— STATED EXERCISE —
Transcribe all of the material below word for word and leave out its pictures.

— STORED DATA —
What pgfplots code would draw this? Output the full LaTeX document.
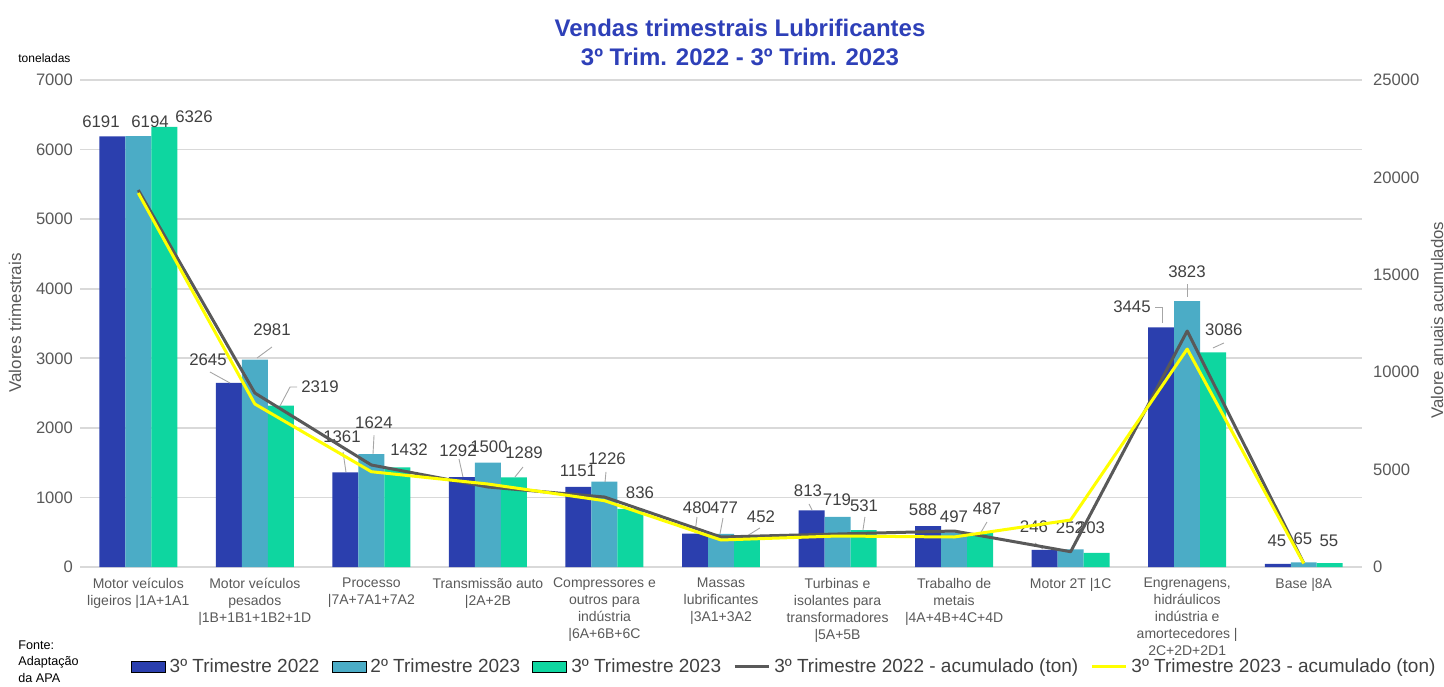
\documentclass[border=0pt]{standalone}
\usepackage{pgfplots}
\pgfplotsset{compat=1.18}
\usepackage{pgfplotstable}
\usepackage{fontspec}
\setmainfont{Liberation Sans}
\definecolor{cA}{HTML}{2B3FAE}
\definecolor{cB}{HTML}{4BACC6}
\definecolor{cC}{HTML}{0ED6A0}
\definecolor{cG}{HTML}{595959}
\definecolor{cY}{HTML}{FFFF00}
\definecolor{titleblue}{HTML}{2E40B8}
\definecolor{txt}{HTML}{404040}
\definecolor{tickc}{HTML}{595959}
\definecolor{gridc}{HTML}{D9D9D9}
\definecolor{leadc}{HTML}{A6A6A6}

% quarterly sales (t)
\pgfplotstableread{
x q322 q223 q323
0 6191 6194 6326
1 2645 2981 2319
2 1361 1624 1432
3 1292 1500 1289
4 1151 1226 836
5 480 477 452
6 813 719 531
7 588 497 487
8 246 252 203
9 3445 3823 3086
10 45 65 55
}\bars

% data label positions
\pgfplotstableread{
lx ly lab
-0.320 6396 6191
0.101 6396 6194
0.478 6468 6326
0.598 2975 2645
1.147 3407 2981
1.559 2587 2319
1.748 1869 1361
2.022 2070 1624
2.323 1682 1432
2.743 1667 1292
3.009 1725 1500
3.310 1639 1289
3.773 1380 1151
4.022 1552 1226
4.305 1064 836
4.794 848 480
5.026 848 477
5.343 719 452
5.746 1092 813
5.995 963 719
6.227 877 531
6.733 819 588
6.999 719 497
7.282 834 487
7.685 575 246
7.994 561 252
8.174 561 203
8.526 3737 3445
8.998 4240 3823
9.315 3407 3086
9.770 374 45
9.993 402 65
10.216 374 55
}\labels

\pgfplotsset{leader/.style={draw=leadc, line width=0.45pt, forget plot, mark=none}}

\begin{document}
\begin{tikzpicture}
\useasboundingbox (0,0) rectangle (722pt,343pt);
\begin{axis}[
  at={(40pt,59.5pt)}, anchor=south west, scale only axis,
  width=641pt, height=243.5pt,
  xmin=-0.5, xmax=10.5, ymin=0, ymax=7000,
  ytick={0,1000,...,7000},
  xtick={0,...,10},
  xticklabels={
    {Motor veículos\\ligeiros |1A+1A1},
    {Motor veículos\\pesados\\|1B+1B1+1B2+1D},
    {Processo\\|7A+7A1+7A2},
    {Transmissão auto\\|2A+2B},
    {Compressores e\\outros para\\indústria\\|6A+6B+6C},
    {Massas\\lubrificantes\\|3A1+3A2},
    {Turbinas e\\isolantes para\\transformadores\\|5A+5B},
    {Trabalho de\\metais\\|4A+4B+4C+4D},
    {Motor 2T |1C},
    {Engrenagens,\\hidráulicos\\indústria e\\amortecedores |\\2C+2D+2D1},
    {Base |8A}},
  xticklabel style={font=\fontsize{7}{8.5}\selectfont, text=tickc, align=center, anchor=north, yshift=-2pt},
  yticklabel style={font=\fontsize{8.3}{10}\selectfont, text=tickc},
  /pgf/number format/assume math mode=true,
  /pgf/number format/1000 sep={},
  axis line style={draw=none},
  major tick length=0pt,
  ymajorgrids, grid style={gridc, line width=0.8pt},
  clip=false,
]
\addplot[ybar, bar width=0.223, bar shift=-0.223, fill=cA, draw=none] table[x=x,y=q322] {\bars};
\addplot[ybar, bar width=0.223, bar shift=0, fill=cB, draw=none] table[x=x,y=q223] {\bars};
\addplot[ybar, bar width=0.223, bar shift=0.223, fill=cC, draw=none] table[x=x,y=q323] {\bars};
% leader lines of the data labels
\addplot[leader] coordinates {(0.615,2803) (0.787,2645)};
\addplot[leader] coordinates {(1.019,3004) (1.147,3162)};
\addplot[leader] coordinates {(1.216,2314) (1.302,2587) (1.362,2587)};
\addplot[leader] coordinates {(1.782,1366) (1.757,1653)};
\addplot[leader] coordinates {(2.014,1624) (2.023,1897)};
\addplot[leader] coordinates {(2.786,1294) (2.752,1552)};
\addplot[leader] coordinates {(3.232,1294) (3.301,1437)};
\addplot[leader] coordinates {(4.005,1222) (4.013,1366)};
\addplot[leader] coordinates {(4.777,489) (4.794,719)};
\addplot[leader] coordinates {(4.991,474) (5.017,704)};
\addplot[leader] coordinates {(5.223,446) (5.334,561)};
\addplot[leader] coordinates {(5.781,819) (5.755,906)};
\addplot[leader] coordinates {(6.218,532) (6.235,719)};
\addplot[leader] coordinates {(7.222,474) (7.282,647)};
\addplot[leader] coordinates {(7.762,259) (7.694,345)};
\addplot[leader] coordinates {(8.784,3507) (8.784,3737) (8.724,3737)};
\addplot[leader] coordinates {(8.998,3881) (8.998,4068)};
\addplot[leader] coordinates {(9.221,3148) (9.315,3220)};
\addplot[draw=none, mark=none, nodes near coords, point meta=explicit symbolic,
  every node near coord/.style={anchor=center, inner sep=0pt, font=\fontsize{8.4}{10}\selectfont, text=txt}]
  table[x=lx, y=ly, meta=lab] {\labels};
\end{axis}
\begin{axis}[
  at={(40pt,59.5pt)}, anchor=south west, scale only axis,
  width=641pt, height=243.5pt,
  xmin=-0.5, xmax=10.5, ymin=0, ymax=25000,
  ytick={0,5000,...,25000},
  scaled y ticks=false,
  hide x axis,
  axis y line*=right,
  axis line style={draw=none},
  major tick length=0pt,
  yticklabel style={font=\fontsize{8.3}{10}\selectfont, text=tickc, xshift=2pt},
  /pgf/number format/assume math mode=true,
  /pgf/number format/1000 sep={},
  legend style={at={(0.55,-0.205)}, anchor=center, draw=none, fill=none,
    font=\fontsize{9.5}{11}\selectfont, text=txt,
    /tikz/every even column/.append style={column sep=4pt}},
  legend columns=-1,
  legend cell align=left,
  clip=false,
]
\addlegendimage{area legend, fill=cA, draw=none}
\addlegendentry{3º Trimestre 2022}
\addlegendimage{area legend, fill=cB, draw=none}
\addlegendentry{2º Trimestre 2023}
\addlegendimage{area legend, fill=cC, draw=none}
\addlegendentry{3º Trimestre 2023}
\addplot[cG, line width=1.5pt, line join=round] coordinates {(0,19353) (1,8932) (2,5236) (3,4107) (4,3593) (5,1540) (6,1694) (7,1848) (8,785) (9,12115) (10,200)};
\addlegendentry{3º Trimestre 2022 - acumulado (ton)}
\addplot[cY, line width=1.5pt, line join=round] coordinates {(0,19199) (1,8368) (2,4892) (3,4260) (4,3404) (5,1386) (6,1591) (7,1540) (8,2413) (9,11191) (10,180)};
\addlegendentry{3º Trimestre 2023 - acumulado (ton)}
\end{axis}
\node[font=\bfseries\fontsize{12}{14.5}\selectfont, text=titleblue, align=center] at (370pt,321.75pt) {Vendas trimestrais Lubrificantes\\3º Trim. 2022 - 3º Trim. 2023};
\node[anchor=west, font=\fontsize{6}{7}\selectfont, inner sep=0pt] at (9pt,314pt) {toneladas};
\node[rotate=90, font=\fontsize{8.5}{10}\selectfont, text=tickc] at (7.5pt,181.5pt) {Valores trimestrais};
\node[rotate=90, font=\fontsize{8.4}{10}\selectfont, text=tickc] at (718.5pt,183pt) {Valore anuais acumulados};
\node[anchor=north west, align=left, font=\fontsize{6.3}{8.4}\selectfont, inner sep=0pt] at (9pt,23pt) {Fonte:\\Adaptação\\da APA};
\end{tikzpicture}
\end{document}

— ANSWER BELOW —
What pgfplots code would draw this? Output the full LaTeX document.
\documentclass[border=0pt]{standalone}
\usepackage{pgfplots}
\pgfplotsset{compat=1.18}
\usepackage{pgfplotstable}
\usepackage{fontspec}
\setmainfont{Liberation Sans}
\definecolor{cA}{HTML}{2B3FAE}
\definecolor{cB}{HTML}{4BACC6}
\definecolor{cC}{HTML}{0ED6A0}
\definecolor{cG}{HTML}{595959}
\definecolor{cY}{HTML}{FFFF00}
\definecolor{titleblue}{HTML}{2E40B8}
\definecolor{txt}{HTML}{404040}
\definecolor{tickc}{HTML}{595959}
\definecolor{gridc}{HTML}{D9D9D9}
\definecolor{leadc}{HTML}{A6A6A6}

% quarterly sales (t)
\pgfplotstableread{
x q322 q223 q323
0 6191 6194 6326
1 2645 2981 2319
2 1361 1624 1432
3 1292 1500 1289
4 1151 1226 836
5 480 477 452
6 813 719 531
7 588 497 487
8 246 252 203
9 3445 3823 3086
10 45 65 55
}\bars

% data label positions
\pgfplotstableread{
lx ly lab
-0.320 6396 6191
0.101 6396 6194
0.478 6468 6326
0.598 2975 2645
1.147 3407 2981
1.559 2587 2319
1.748 1869 1361
2.022 2070 1624
2.323 1682 1432
2.743 1667 1292
3.009 1725 1500
3.310 1639 1289
3.773 1380 1151
4.022 1552 1226
4.305 1064 836
4.794 848 480
5.026 848 477
5.343 719 452
5.746 1092 813
5.995 963 719
6.227 877 531
6.733 819 588
6.999 719 497
7.282 834 487
7.685 575 246
7.994 561 252
8.174 561 203
8.526 3737 3445
8.998 4240 3823
9.315 3407 3086
9.770 374 45
9.993 402 65
10.216 374 55
}\labels

\pgfplotsset{leader/.style={draw=leadc, line width=0.45pt, forget plot, mark=none}}

\begin{document}
\begin{tikzpicture}
\useasboundingbox (0,0) rectangle (722pt,343pt);
\begin{axis}[
  at={(40pt,59.5pt)}, anchor=south west, scale only axis,
  width=641pt, height=243.5pt,
  xmin=-0.5, xmax=10.5, ymin=0, ymax=7000,
  ytick={0,1000,...,7000},
  xtick={0,...,10},
  xticklabels={
    {Motor veículos\\ligeiros |1A+1A1},
    {Motor veículos\\pesados\\|1B+1B1+1B2+1D},
    {Processo\\|7A+7A1+7A2},
    {Transmissão auto\\|2A+2B},
    {Compressores e\\outros para\\indústria\\|6A+6B+6C},
    {Massas\\lubrificantes\\|3A1+3A2},
    {Turbinas e\\isolantes para\\transformadores\\|5A+5B},
    {Trabalho de\\metais\\|4A+4B+4C+4D},
    {Motor 2T |1C},
    {Engrenagens,\\hidráulicos\\indústria e\\amortecedores |\\2C+2D+2D1},
    {Base |8A}},
  xticklabel style={font=\fontsize{7}{8.5}\selectfont, text=tickc, align=center, anchor=north, yshift=-2pt},
  yticklabel style={font=\fontsize{8.3}{10}\selectfont, text=tickc},
  /pgf/number format/assume math mode=true,
  /pgf/number format/1000 sep={},
  axis line style={draw=none},
  major tick length=0pt,
  ymajorgrids, grid style={gridc, line width=0.8pt},
  clip=false,
]
\addplot[ybar, bar width=0.223, bar shift=-0.223, fill=cA, draw=none] table[x=x,y=q322] {\bars};
\addplot[ybar, bar width=0.223, bar shift=0, fill=cB, draw=none] table[x=x,y=q223] {\bars};
\addplot[ybar, bar width=0.223, bar shift=0.223, fill=cC, draw=none] table[x=x,y=q323] {\bars};
% leader lines of the data labels
\addplot[leader] coordinates {(0.615,2803) (0.787,2645)};
\addplot[leader] coordinates {(1.019,3004) (1.147,3162)};
\addplot[leader] coordinates {(1.216,2314) (1.302,2587) (1.362,2587)};
\addplot[leader] coordinates {(1.782,1366) (1.757,1653)};
\addplot[leader] coordinates {(2.014,1624) (2.023,1897)};
\addplot[leader] coordinates {(2.786,1294) (2.752,1552)};
\addplot[leader] coordinates {(3.232,1294) (3.301,1437)};
\addplot[leader] coordinates {(4.005,1222) (4.013,1366)};
\addplot[leader] coordinates {(4.777,489) (4.794,719)};
\addplot[leader] coordinates {(4.991,474) (5.017,704)};
\addplot[leader] coordinates {(5.223,446) (5.334,561)};
\addplot[leader] coordinates {(5.781,819) (5.755,906)};
\addplot[leader] coordinates {(6.218,532) (6.235,719)};
\addplot[leader] coordinates {(7.222,474) (7.282,647)};
\addplot[leader] coordinates {(7.762,259) (7.694,345)};
\addplot[leader] coordinates {(8.784,3507) (8.784,3737) (8.724,3737)};
\addplot[leader] coordinates {(8.998,3881) (8.998,4068)};
\addplot[leader] coordinates {(9.221,3148) (9.315,3220)};
\addplot[draw=none, mark=none, nodes near coords, point meta=explicit symbolic,
  every node near coord/.style={anchor=center, inner sep=0pt, font=\fontsize{8.4}{10}\selectfont, text=txt}]
  table[x=lx, y=ly, meta=lab] {\labels};
\end{axis}
\begin{axis}[
  at={(40pt,59.5pt)}, anchor=south west, scale only axis,
  width=641pt, height=243.5pt,
  xmin=-0.5, xmax=10.5, ymin=0, ymax=25000,
  ytick={0,5000,...,25000},
  scaled y ticks=false,
  hide x axis,
  axis y line*=right,
  axis line style={draw=none},
  major tick length=0pt,
  yticklabel style={font=\fontsize{8.3}{10}\selectfont, text=tickc, xshift=2pt},
  /pgf/number format/assume math mode=true,
  /pgf/number format/1000 sep={},
  legend style={at={(0.55,-0.205)}, anchor=center, draw=none, fill=none,
    font=\fontsize{9.5}{11}\selectfont, text=txt,
    /tikz/every even column/.append style={column sep=4pt}},
  legend columns=-1,
  legend cell align=left,
  clip=false,
]
\addlegendimage{area legend, fill=cA, draw=none}
\addlegendentry{3º Trimestre 2022}
\addlegendimage{area legend, fill=cB, draw=none}
\addlegendentry{2º Trimestre 2023}
\addlegendimage{area legend, fill=cC, draw=none}
\addlegendentry{3º Trimestre 2023}
\addplot[cG, line width=1.5pt, line join=round] coordinates {(0,19353) (1,8932) (2,5236) (3,4107) (4,3593) (5,1540) (6,1694) (7,1848) (8,785) (9,12115) (10,200)};
\addlegendentry{3º Trimestre 2022 - acumulado (ton)}
\addplot[cY, line width=1.5pt, line join=round] coordinates {(0,19199) (1,8368) (2,4892) (3,4260) (4,3404) (5,1386) (6,1591) (7,1540) (8,2413) (9,11191) (10,180)};
\addlegendentry{3º Trimestre 2023 - acumulado (ton)}
\end{axis}
\node[font=\bfseries\fontsize{12}{14.5}\selectfont, text=titleblue, align=center] at (370pt,321.75pt) {Vendas trimestrais Lubrificantes\\3º Trim. 2022 - 3º Trim. 2023};
\node[anchor=west, font=\fontsize{6}{7}\selectfont, inner sep=0pt] at (9pt,314pt) {toneladas};
\node[rotate=90, font=\fontsize{8.5}{10}\selectfont, text=tickc] at (7.5pt,181.5pt) {Valores trimestrais};
\node[rotate=90, font=\fontsize{8.4}{10}\selectfont, text=tickc] at (718.5pt,183pt) {Valore anuais acumulados};
\node[anchor=north west, align=left, font=\fontsize{6.3}{8.4}\selectfont, inner sep=0pt] at (9pt,23pt) {Fonte:\\Adaptação\\da APA};
\end{tikzpicture}
\end{document}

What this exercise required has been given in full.